Responsibilities:
- Oversee and manage the daily technical operations of the Syncplicity SaaS platform, ensuring systems deliver high levels of availability, scalability, and performance.
- Design, implement, and maintain a robust and scalable infrastructure on AWS using industry-standard tools and best practices.
- Lead automation initiatives to minimize manual interventions across deployments, monitoring, and system maintenance.
- Work closely with the Engineering team to ensure smooth and efficient deployment of new releases while maintaining quality and performance standards.
- Maintain and enhance existing monitoring and alerting frameworks to ensure system health, identify bottlenecks, and prevent potential failures.

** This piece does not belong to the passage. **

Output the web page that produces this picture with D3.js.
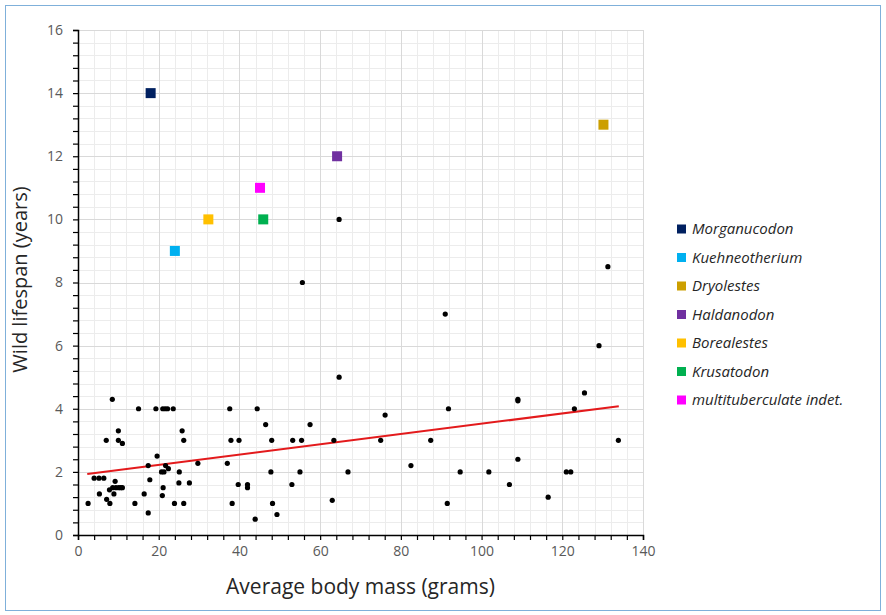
<head>
  <title>Lifespan vs body mass</title>
  <script src="https://d3js.org/d3.v7.min.js"></script>
  <meta charset="utf-8">
  <style>
    body { margin: 0; background: #fff; }
    text { font-family: "Open Sans", Lato, sans-serif; }
  </style>
</head>

<body>
  <div id="chart"></div>
  <script>

    // black dots: mammals (mass in grams, wild lifespan in years)
    var dotMass = [
      8.5, 15, 19.3, 21, 21.6, 22.2, 23.6, 10, 7, 10, 11, 25.8, 26.2, 19.6, 17.4, 21.7, 22.4, 20.7, 21.3, 25.1,
      29.7, 4, 5.2, 6.4, 9.2, 17.8, 25, 27.6, 21.1, 8.6, 9.4, 10.1, 10.6, 11, 7.8, 5.3, 8.9, 16.4, 20.9, 7.1,
      7.9, 2.5, 14.1, 23.9, 26.2, 17.4, 37.6, 44.4, 46.5, 57.5, 37.9, 39.9, 48, 53.2, 55.4, 63.4, 37, 47.8, 55, 66.9,
      39.7, 42, 42, 53, 38.2, 48.2, 63, 49.3, 43.9, 76.1, 91.8, 75, 87.4, 82.5, 94.7, 101.8, 91.5, 109, 109, 125.5,
      123, 133.9, 109, 121, 122.1, 106.9, 116.5, 64.7, 55.6, 131.3, 91, 129.1, 64.7
    ];
    var dotLife = [
      4.3, 4, 4, 4, 4, 4, 4, 3.3, 3, 3, 2.9, 3.3, 3, 2.5, 2.2, 2.2, 2.1, 2, 2, 2,
      2.27, 1.8, 1.8, 1.8, 1.7, 1.75, 1.65, 1.65, 1.5, 1.5, 1.5, 1.5, 1.5, 1.5, 1.43, 1.3, 1.3, 1.3, 1.25, 1.13,
      1.0, 1, 1, 1, 1, 0.7, 4, 4, 3.5, 3.5, 3, 3, 3, 3, 3, 3, 2.27, 2, 2, 2,
      1.6, 1.6, 1.5, 1.6, 1, 1, 1.1, 0.65, 0.5, 3.8, 4, 3, 3, 2.2, 2, 2, 1, 4.3, 4.25, 4.5,
      4, 3, 2.4, 2, 2, 1.6, 1.2, 10, 8, 8.5, 7, 6, 5
    ];

    // fossil taxa (coloured squares)
    var taxa = ["Morganucodon", "Kuehneotherium", "Dryolestes", "Haldanodon", "Borealestes", "Krusatodon", "multituberculate indet."];
    var taxaMass = [18, 24, 130.2, 64.2, 32.3, 45.9, 45.1];
    var taxaLife = [14, 9, 13, 12, 10, 10, 11];
    var taxaColors = ["#002060", "#00b0f0", "#cc9f00", "#7030a0", "#ffc000", "#00b050", "#ff00ff"];

    // linear trendline end points
    var trendMass = [2.3, 134];
    var trendLife = [1.93, 4.08];

    var W = 886, H = 615;
    var margin = { top: 30, right: 243, bottom: 80, left: 78 },
      width = W - margin.left - margin.right,
      height = H - margin.top - margin.bottom;

    var root = d3.select("#chart").append("svg")
      .attr("width", W)
      .attr("height", H);

    // outer chart border
    root.append("rect")
      .attr("x", 5.5).attr("y", 5.5)
      .attr("width", W - 11).attr("height", H - 10)
      .attr("fill", "none")
      .attr("stroke", "#7fb0da")
      .attr("stroke-width", 1);

    var svg = root.append("g")
      .attr("transform", "translate(" + margin.left + "," + margin.top + ")");

    var x = d3.scaleLinear().domain([0, 140]).range([0, width]);
    var y = d3.scaleLinear().domain([0, 16]).range([height, 0]);

    var xTicks = d3.range(0, 140.001, 4);
    var yTicks = d3.range(0, 16.001, 0.4);
    var isMajor = function (v, step) { return Math.abs(v / step - Math.round(v / step)) < 1e-6; };

    // minor gridlines
    svg.append("g").selectAll("line")
      .data(xTicks.filter(function (d) { return !isMajor(d, 20); }))
      .enter().append("line")
      .attr("x1", function (d) { return Math.round(x(d)) + 0.5; })
      .attr("x2", function (d) { return Math.round(x(d)) + 0.5; })
      .attr("y1", 0).attr("y2", height)
      .attr("stroke", "#ececec");
    svg.append("g").selectAll("line")
      .data(yTicks.filter(function (d) { return !isMajor(d, 2); }))
      .enter().append("line")
      .attr("y1", function (d) { return Math.round(y(d)) + 0.5; })
      .attr("y2", function (d) { return Math.round(y(d)) + 0.5; })
      .attr("x1", 0).attr("x2", width)
      .attr("stroke", "#ececec");

    // major gridlines
    svg.append("g").selectAll("line")
      .data(xTicks.filter(function (d) { return isMajor(d, 20) && d > 0; }))
      .enter().append("line")
      .attr("x1", function (d) { return Math.round(x(d)) + 0.5; })
      .attr("x2", function (d) { return Math.round(x(d)) + 0.5; })
      .attr("y1", 0).attr("y2", height)
      .attr("stroke", "#d9d9d9");
    svg.append("g").selectAll("line")
      .data(yTicks.filter(function (d) { return isMajor(d, 2) && d > 0; }))
      .enter().append("line")
      .attr("y1", function (d) { return Math.round(y(d)) + 0.5; })
      .attr("y2", function (d) { return Math.round(y(d)) + 0.5; })
      .attr("x1", 0).attr("x2", width)
      .attr("stroke", "#d9d9d9");

    // axes
    var xAxis = svg.append("g")
      .attr("transform", "translate(0," + height + ")")
      .call(d3.axisBottom(x)
        .tickValues(xTicks)
        .tickSize(5)
        .tickPadding(6)
        .tickFormat(function (d) { return isMajor(d, 20) ? d3.format("d")(d) : ""; }));
    var yAxis = svg.append("g")
      .call(d3.axisLeft(y)
        .tickValues(yTicks)
        .tickSize(5)
        .tickPadding(10)
        .tickFormat(function (d) { return isMajor(d, 2) ? d3.format("d")(Math.round(d)) : ""; }));

    [xAxis, yAxis].forEach(function (a) {
      a.select(".domain").attr("stroke", "#000").attr("stroke-width", 1.5);
      a.selectAll(".tick line").attr("stroke", "#000").attr("stroke-width", 1.2);
      a.selectAll(".tick text")
        .attr("fill", "#595959")
        .style("font-size", "14px")
        .style("font-family", "'Open Sans', Lato, sans-serif");
    });

    // axis titles
    svg.append("text")
      .attr("x", width / 2)
      .attr("y", height + 59)
      .attr("text-anchor", "middle")
      .attr("fill", "#262626")
      .style("font-size", "21px")
      .text("Average body mass (grams)");

    svg.append("text")
      .attr("transform", "translate(" + (-51) + "," + (height / 2 - 3) + ") rotate(-90)")
      .attr("text-anchor", "middle")
      .attr("fill", "#262626")
      .style("font-size", "20px")
      .text("Wild lifespan (years)");

    // trendline
    svg.append("line")
      .attr("x1", x(trendMass[0])).attr("y1", y(trendLife[0]))
      .attr("x2", x(trendMass[1])).attr("y2", y(trendLife[1]))
      .attr("stroke", "#e31a1c")
      .attr("stroke-width", 2);

    // black dots
    svg.append("g").selectAll("circle")
      .data(dotMass)
      .enter().append("circle")
      .attr("cx", function (d) { return x(d); })
      .attr("cy", function (d, i) { return y(dotLife[i]); })
      .attr("r", 2.6)
      .attr("fill", "#000");

    // coloured squares
    var sq = 10;
    svg.append("g").selectAll("rect")
      .data(taxa)
      .enter().append("rect")
      .attr("x", function (d, i) { return x(taxaMass[i]) - sq / 2; })
      .attr("y", function (d, i) { return y(taxaLife[i]) - sq / 2; })
      .attr("width", sq).attr("height", sq)
      .attr("fill", function (d, i) { return taxaColors[i]; });

    // legend
    var legend = root.append("g")
      .attr("transform", "translate(677,229)");
    var rows = legend.selectAll("g")
      .data(taxa)
      .enter().append("g")
      .attr("transform", function (d, i) { return "translate(0," + (i * 28.5) + ")"; });
    rows.append("rect")
      .attr("x", 0).attr("y", -4.5)
      .attr("width", 9).attr("height", 9)
      .attr("fill", function (d, i) { return taxaColors[i]; });
    rows.append("text")
      .attr("x", 15)
      .attr("y", 0)
      .attr("dy", "0.35em")
      .attr("fill", "#262626")
      .style("font-size", "15px")
      .style("font-style", "italic")
      .text(function (d) { return d; });

  </script>
</body>

</html>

- Act as the primary point of escalation for production issues, ensuring timely and effective resolution with minimal user impact.
- Conduct thorough root cause analyses of incidents and develop both tactical fixes and long-term prevention strategies.
- Coordinate and lead incident response efforts to effectively address operational challenges.
- Monitor key performance indicators (KPIs) like uptime, incident resolution time, and overall system reliability, driving continuous improvement.
- Mentor and guide the TechOps team, fostering collaboration and innovation to address operational challenges.
- Optimize AWS infrastructure to balance cost and performance while staying within budgetary constraints.
- Participate in on-call rotations to ensure 24/7 support for critical systems.
- Ensure operational compliance with industry standards and regulatory requirements (e.g., GDPR, SOC2).
- Engage with stakeholders to align operational strategies with business needs.
Requirements:
- 6+ years of relevant experience in TechOps or DevOps roles.
- Proficient in monitoring and alerting tools such as Prometheus, Grafana.
- Familiarity with logging tools like the ELK stack (Elasticsearch, Logstash, Kibana).
- Hands-on experience with CI/CD pipelines and tools like Jenkins or GitHub Actions.
- Expertise in Infrastructure-as-Code (IaC) tools, such as Terraform, Terragrunt, Ansible.
- Proficient in scripting languages (Python, Bash, PowerShell) for automation.
- Proven ability to manage technical operations and troubleshoot production issues in business-critical environments.
- Strong experience with AWS infrastructure and Platform (EC2, EKS, Lambda, Route53, RDS) and containerization technologies like Docker and Kubernetes.
- Deep understanding of networking, security practices, and compliance frameworks (e.g., SOC2).
- Strong problem-solving, communication, and leadership skills, with a customer-focused mindset.